So I run a favicon fetcher service (icon [dot] horse). It’s mostly used by people developing apps or websites to grab an icon for a site they have a link to. For example, we have one client that runs a private knowledge base service and they use the icons to visually identify links. I get this data (often) from the site’s HTML, where <meta> tags contain the relevant info.
Lately, more and more of my scraper’s requests hit Cloudflare bot protection - and since no icons are present on that page, the result is blank, and my API serves a fallback image.
I was wondering what can be done about this situation - I realise that bot protection is a good thing and that its actually doing its job properly and detecting my scraper as a bot.
But I also would love to be able to get favicons.
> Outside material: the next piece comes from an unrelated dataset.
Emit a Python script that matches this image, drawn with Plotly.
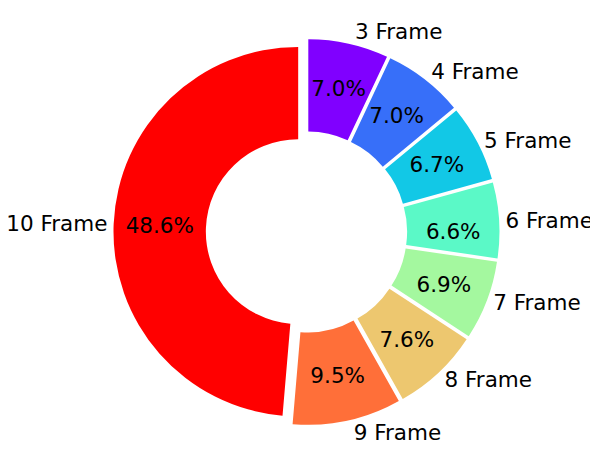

So is there a way I can solve this issue? Some specifics:
I don’t make a request to the same domain often - I cache the result for some time
I currently display a user agent that identifies my bot, but I’ve also tried using a real browser user agent before
The IP of my service is static - it doesn’t change
You may want to submit an application to have your bot added to Cloudflare’s known good bots directory. You can read about the requirements and how to apply here: Verified Bots Policy · Cloudflare bot solutions docs.
Hi @AlphaK the issue isn’t so much that my bot is being challenged on my own site(s), it’s that the bot is being challenged on other people’s sites. I’m guessing I cannot set up IP access rules for other people’s sites. Sorry if I’m misunderstanding the answer.